Eight-year old Jasbeer does not settle well in Vancouver. Resentful
of his parents' decision to send him away, he finds a sense of
identity only in the stories , of Sikh ancestry, real and imagined,
told to him by Bibi-ji's husband, Pa-ji. Over the years, his
childish resentments harden, and when a radical preacher named Dr.
Randhawa arrives in Vancouver, preaching the need for a separate
Sikh homeland, Jasbeer is easily seduced by his violent
rhetoric.
Can You Hear the Nightbird Call? elegantly moves
back and forth between the growing desi community in Vancouver and
the increasingly conflicted worlds of Punjab and Delhi, where rifts
between Sikhs and Hindus are growing. In June 1984, just as
political tensions within India begin to spiral out of control,
Bibi-ji and Pa-ji decide to make their annual pilgrimage to the
Golden Temple in Amritsar, the holiest of Sikh shrines. While they
are there, the temple is stormed by Indian government troops
attempting to contain Sikh extremists hiding inside the temple
compound. The results are devastating.
Then, in October of the same year, Indira Gandhi is murdered by her
two Sikh bodyguards, an act of vengeance for the assault on the
temple. The assassination sets off a wave of violence against
innocent Sikhs.
The tide of anger and violence spills across borders and floods
into distant Canada, and into the lives of neighbours Bibi-ji and
Leela. Can You Hear the Nightbird Call?
weaves together the personal and the political - and
beautifully brings the reader into the reality of terrorism and
religious intolerance.
Bibi-ji turned to gaze out at the street. They could become far
more prosperous, she was sure of that. Opportunities lay around
them like pearls on these streets. But they were visible only to
people with sharp eyes.
"What are you looking at, Bibi-ji?" Lalloo asked, coming around to
the front with a box full of pickle jars. He lowered it carefully
on the floor and stared out the window.
"What am I looking for, Lalloo, for," Bibi-ji corrected. "I am
looking for pearls."
"I don't see anything there, Bibi-ji," Lalloo remarked after a few
moments.
She laughed. "Neither do I, but I will. I know I will." The war had
left the whole world poorer: why had Pa-ji not thought of opening a
used-clothing store instead of this Indian grocery shop? She
wondered whether the shop would do better in Abbotsford or in
Duncan, where there were more Sikhs than here in Vancouver. But no,
she had a feeling that it was a city with a future, one in which
she would be wise to invest her money and her hard work.
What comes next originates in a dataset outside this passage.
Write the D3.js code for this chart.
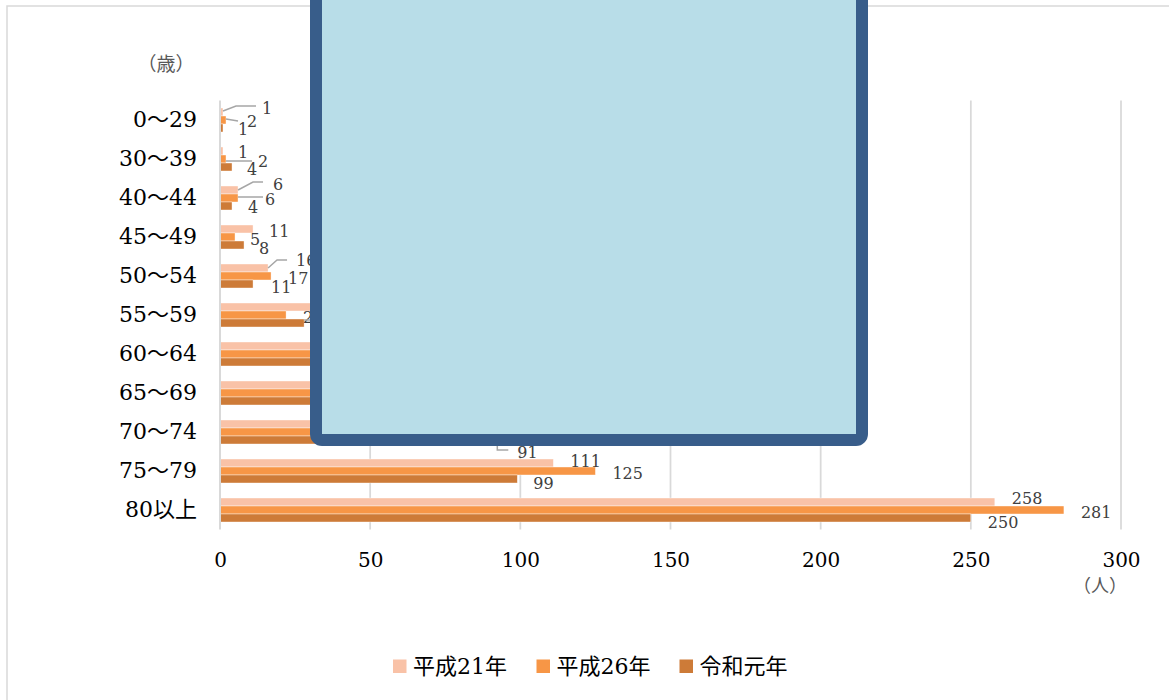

-from Can You Hear the Nightbird Call?
About the Author
Anita Rau Badami was born in India in 1961. Although her family's
roots are in southern India, Badami spent most of her life in the
north and eastern parts of the country, moving every two to three
years because of her father's job as an officer in the Indian
Railway. She earned a degree in English from the
University of Madras, studied journalism at Sophia College in
Bombay and then spent many years as a copywriter, journalist and
children's writer before emigrating to Canada in 1991, following
her husband to Calgary, where he had gone to pursue his master's
degree in Environmental Science. Raising a young son and grappling
with Canadian winters, Badami took creative writing courses, which
eventually led to her own master's degree in English Literature.
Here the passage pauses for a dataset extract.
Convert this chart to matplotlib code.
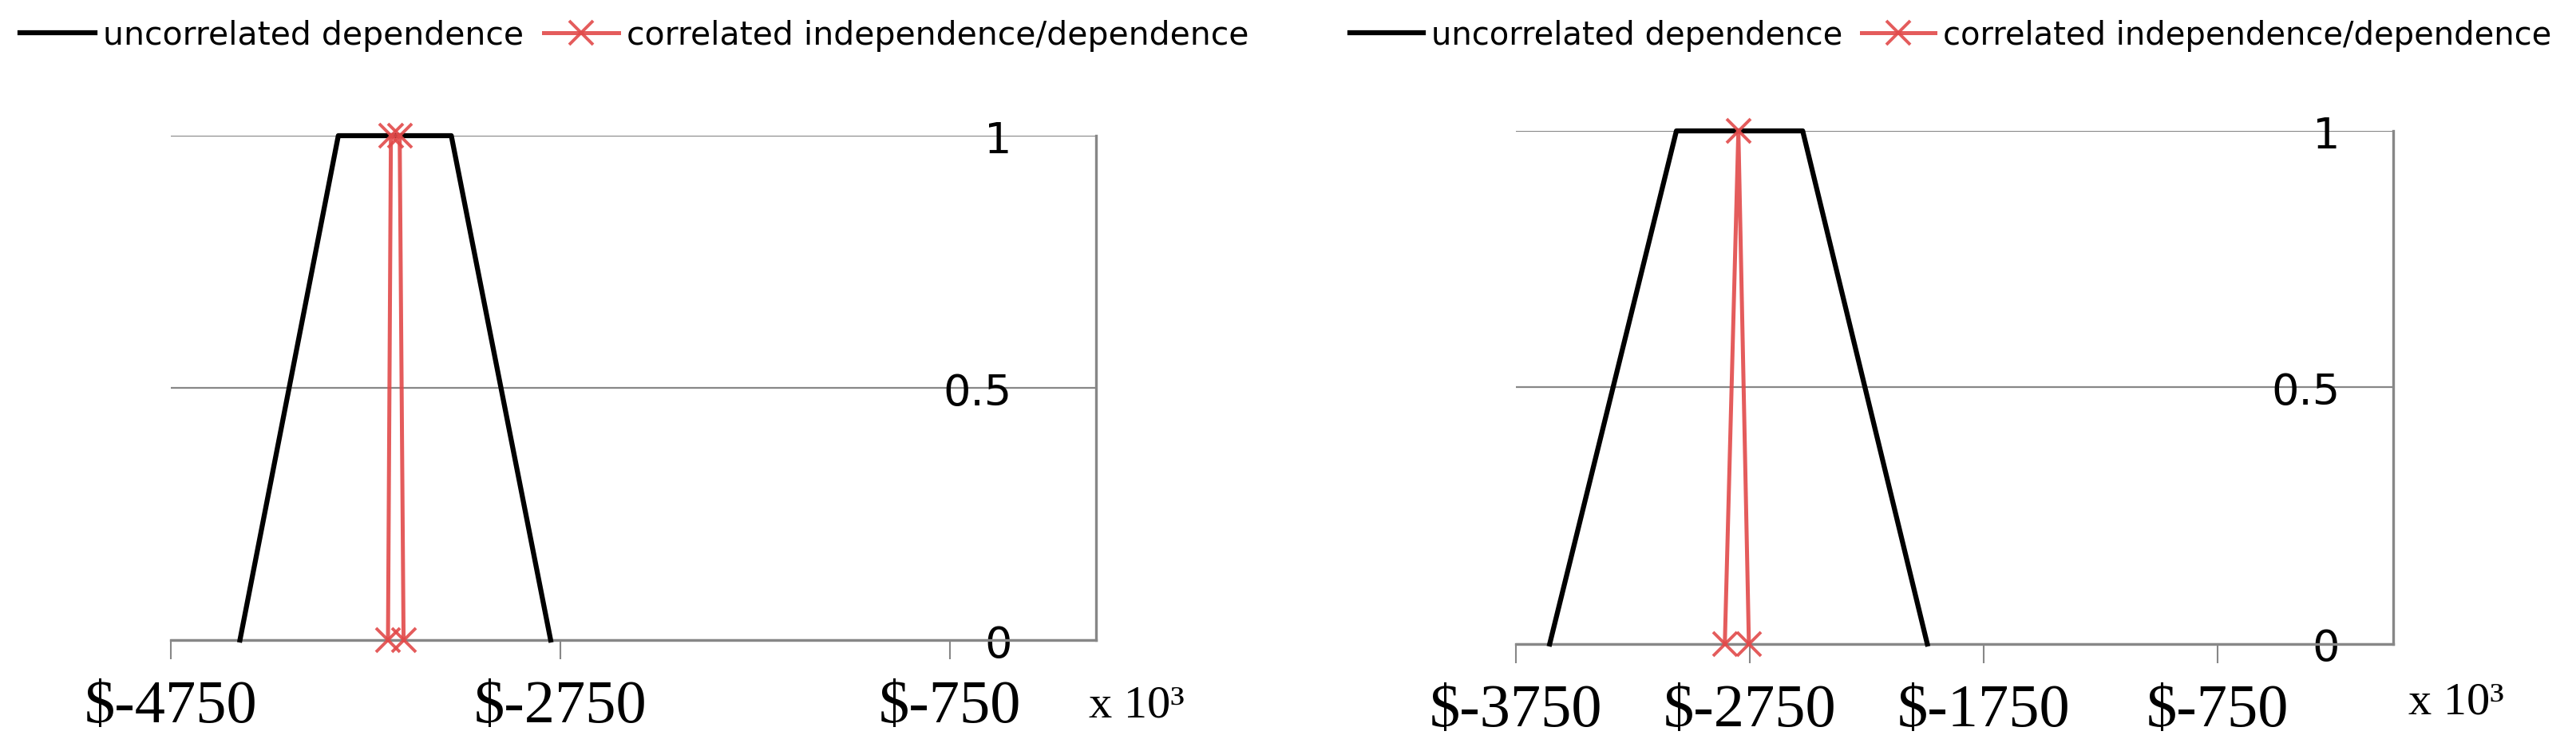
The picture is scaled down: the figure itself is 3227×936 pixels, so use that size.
import numpy as np
import matplotlib
matplotlib.use('Agg')
import matplotlib.pyplot as plt

# membership grades (0..1) of the fuzzy results, values in $ x 10^3
left_black_x = [-4395, -3890, -3310, -2800]
left_black_y = [0, 1, 1, 0]
left_red_x = [-3635, -3620, -3575, -3555]
left_red_y = [0, 1, 1, 0]
left_xticks = [-4750, -2750, -750]

right_black_x = [-3607, -3065, -2525, -1992]
right_black_y = [0, 1, 1, 0]
right_red_x = [-2858, -2800, -2755]
right_red_y = [0, 1, 0]
right_xticks = [-3750, -2750, -1750, -750]

yticks = [0, 0.5, 1]
ytick_labels = ['0', '0.5', '1']
series_names = ['uncorrelated dependence', 'correlated independence/dependence']

GRAY = '#878787'
RED = '#e24a4a'


def make_panel(fig, rect, xmin, xticks, bx, by, rx, ry, legend_x, legend_fs,
               unit_pos, ypad):
    ax = fig.add_axes(rect)
    ax.plot(bx, by, color='black', lw=4.5, clip_on=False, zorder=3,
            label=series_names[0])
    ax.plot(rx, ry, color=RED, lw=3.6, alpha=0.9, marker='x', ms=22,
            mew=2.8, clip_on=False, zorder=4, label=series_names[1])
    ax.set_xlim(xmin, 0)
    ax.set_ylim(0, 1)
    ax.set_xticks(xticks)
    ax.set_xticklabels(['$%d' % v for v in xticks], family='Liberation Serif',
                       fontsize=55)
    ax.set_yticks(yticks)
    ax.yaxis.tick_right()
    ax.set_yticklabels(ytick_labels, fontsize=39)
    for lab in ax.get_yticklabels():
        lab.set_ha('right')
    ax.tick_params(axis='y', length=0, pad=ypad)
    ax.tick_params(axis='x', length=17, width=1.5, color=GRAY, pad=18)
    ax.grid(axis='y', color=GRAY, lw=1.6)
    ax.set_axisbelow(True)
    for side in ['top', 'left']:
        ax.spines[side].set_visible(False)
    for side in ['bottom', 'right']:
        ax.spines[side].set_color(GRAY)
        ax.spines[side].set_linewidth(2.4)
    ax.legend(loc='center left', bbox_to_anchor=(legend_x, 0.952),
              bbox_transform=fig.transFigure, ncol=2, frameon=False,
              fontsize=legend_fs, handlelength=2.3, handletextpad=0.25,
              columnspacing=0.6, borderpad=0, borderaxespad=0, numpoints=1)
    fig.text(unit_pos[0], unit_pos[1], 'x 10\u00b3', family='Liberation Serif',
             fontsize=42, ha='left', va='center')
    return ax


fig = plt.figure(figsize=(32.27, 9.37), dpi=100)
make_panel(fig, [0.0663, 0.1430, 0.3592, 0.6745], -4750, left_xticks,
           left_black_x, left_black_y, left_red_x, left_red_y,
           0.0077, 29.5, (0.4226, 0.0560), -76)
make_panel(fig, [0.5886, 0.1377, 0.3404, 0.6862], -3750, right_xticks,
           right_black_x, right_black_y, right_red_x, right_red_y,
           0.5240, 28.8, (0.9350, 0.0600), -48)
fig.savefig('out.png', dpi=100)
Her thesis at the University of Calgary went on to become her
hugely successful first novel, Tamarind Mem,
published in 1996. The novel landed her firmly on the map as a
talented new Canadian writer to watch.
In 2000, Badami published her second novel, The Hero's
Walk. By then she was living in Vancouver, where the family
had moved so that her husband could complete a PhD in Planning.
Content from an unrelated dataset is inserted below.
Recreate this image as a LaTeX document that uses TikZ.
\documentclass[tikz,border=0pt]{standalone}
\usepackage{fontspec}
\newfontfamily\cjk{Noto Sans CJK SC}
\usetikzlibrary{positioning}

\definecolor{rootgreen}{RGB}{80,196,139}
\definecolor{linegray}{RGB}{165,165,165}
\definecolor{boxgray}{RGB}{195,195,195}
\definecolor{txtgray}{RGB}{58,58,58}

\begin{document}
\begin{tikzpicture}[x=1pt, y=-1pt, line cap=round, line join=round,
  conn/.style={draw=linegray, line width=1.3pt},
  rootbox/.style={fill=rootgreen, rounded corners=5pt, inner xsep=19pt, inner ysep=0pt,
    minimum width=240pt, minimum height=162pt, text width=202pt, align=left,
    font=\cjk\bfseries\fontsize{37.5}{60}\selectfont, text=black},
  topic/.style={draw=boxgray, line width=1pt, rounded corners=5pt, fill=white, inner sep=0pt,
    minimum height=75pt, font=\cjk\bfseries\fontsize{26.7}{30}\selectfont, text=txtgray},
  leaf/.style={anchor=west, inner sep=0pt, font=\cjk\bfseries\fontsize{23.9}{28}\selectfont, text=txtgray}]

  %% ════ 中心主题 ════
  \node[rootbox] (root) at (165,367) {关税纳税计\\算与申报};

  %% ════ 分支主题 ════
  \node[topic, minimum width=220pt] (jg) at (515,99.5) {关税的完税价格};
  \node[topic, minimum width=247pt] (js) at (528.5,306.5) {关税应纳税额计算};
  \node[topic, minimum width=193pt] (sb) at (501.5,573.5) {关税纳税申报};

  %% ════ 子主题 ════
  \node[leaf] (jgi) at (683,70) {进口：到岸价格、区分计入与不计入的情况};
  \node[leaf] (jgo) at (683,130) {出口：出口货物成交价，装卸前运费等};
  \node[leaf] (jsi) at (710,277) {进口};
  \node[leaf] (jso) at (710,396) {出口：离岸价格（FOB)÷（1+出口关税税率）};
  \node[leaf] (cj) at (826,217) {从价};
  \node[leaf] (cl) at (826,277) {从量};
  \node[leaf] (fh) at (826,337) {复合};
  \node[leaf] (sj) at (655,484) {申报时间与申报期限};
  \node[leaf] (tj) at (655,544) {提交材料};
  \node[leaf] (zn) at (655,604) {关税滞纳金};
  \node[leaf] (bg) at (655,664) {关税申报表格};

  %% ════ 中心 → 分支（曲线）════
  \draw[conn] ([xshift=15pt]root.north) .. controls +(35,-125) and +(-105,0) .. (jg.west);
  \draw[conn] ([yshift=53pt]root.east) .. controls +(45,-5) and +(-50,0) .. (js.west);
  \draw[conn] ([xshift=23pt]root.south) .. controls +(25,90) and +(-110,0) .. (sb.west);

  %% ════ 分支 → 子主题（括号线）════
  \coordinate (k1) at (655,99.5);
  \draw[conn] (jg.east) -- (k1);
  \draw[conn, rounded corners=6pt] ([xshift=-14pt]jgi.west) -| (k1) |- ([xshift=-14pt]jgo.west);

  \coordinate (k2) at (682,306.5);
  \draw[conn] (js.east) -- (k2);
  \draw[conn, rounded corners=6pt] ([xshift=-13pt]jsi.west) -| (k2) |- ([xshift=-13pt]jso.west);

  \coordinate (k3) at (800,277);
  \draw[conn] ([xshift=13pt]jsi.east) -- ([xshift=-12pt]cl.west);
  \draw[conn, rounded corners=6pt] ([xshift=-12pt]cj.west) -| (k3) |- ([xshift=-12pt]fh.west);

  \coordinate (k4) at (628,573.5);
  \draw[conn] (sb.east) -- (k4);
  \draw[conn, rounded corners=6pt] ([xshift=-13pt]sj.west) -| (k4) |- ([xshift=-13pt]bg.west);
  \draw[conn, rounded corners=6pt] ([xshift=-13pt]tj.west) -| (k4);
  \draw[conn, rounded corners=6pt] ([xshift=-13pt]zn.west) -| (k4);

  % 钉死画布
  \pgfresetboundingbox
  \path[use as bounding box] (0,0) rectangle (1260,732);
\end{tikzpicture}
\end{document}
The Hero's Walk was met with great critical
acclaim; it won the Regional Commonwealth Writers Prize, Italy's
Premio Berto and was named a Washington Post Best Book of
2001. It was also longlisted for the International IMPAC Dublin
Literary Prize and the Orange Prize for Fiction, and was
shortlisted for the Kiriyama Prize. Both Tamarind
Mem and The Hero's Walk have been
published in many countries throughout the world.
Shortly after the publication of her second novel, Anita Rau Badami
won the Marian Engel Award. She is the youngest woman ever to
receive this award, which is given to a Canadian woman author in
mid-career for outstanding prose writing.